En una confrontación de poca monta, que se pierde en el origen de los tiempos, nosotros, los que tenemos la razón, somos las víctimas de la agresión, los eternamente atropellados y amenazados con el despojo. Ese miedo nos despojó del país. Hoy no somos país. Somos un rebaño de borregos que rodean al lobo que hemos elegido para que nos proteja, el cual nos devora sin misericordia. Obvio, cada rebaño tiene su propio lobo. El agresivo lobo de las motosierras, de las masacres y de las violaciones sin cuento, es íntimo del nuestro. Cada uno, claro está, devora su propio rebaño y no permite dentelladas ajenas en su territorio.
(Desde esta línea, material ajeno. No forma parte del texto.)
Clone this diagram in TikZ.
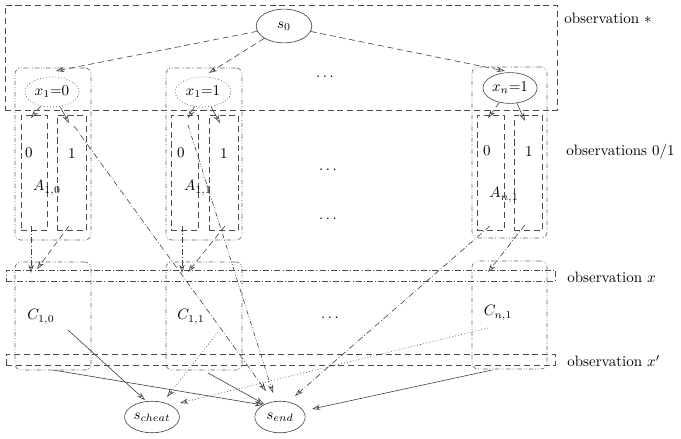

Pero uno y otro utilizan al tercero como un espejo indispensable para la confrontación, como un pretexto para hacernos participar en la lucha. Ese tercero, tan cruel y despiadado como los otros, acorrala y es acorralado, golpea y es golpeado, asesina y es asesinado. Y en medio de ese estruendo, de esas ideologías que no son ideologías, de esos intereses que no son los nuestros, y de la corrupción generalizada que extiende sobre todos ellos su mano de ceniza, los tres asustados rebaños que podrían ser un gran rebaño único si lograran levantarse contra la opresión y la muerte, se odian empeñados en mantener una confrontación que sólo le interesa a los poderosos de todos los pelambres y de todos los crímenes.
Abramos los ojos. El enemigo es el enemigo.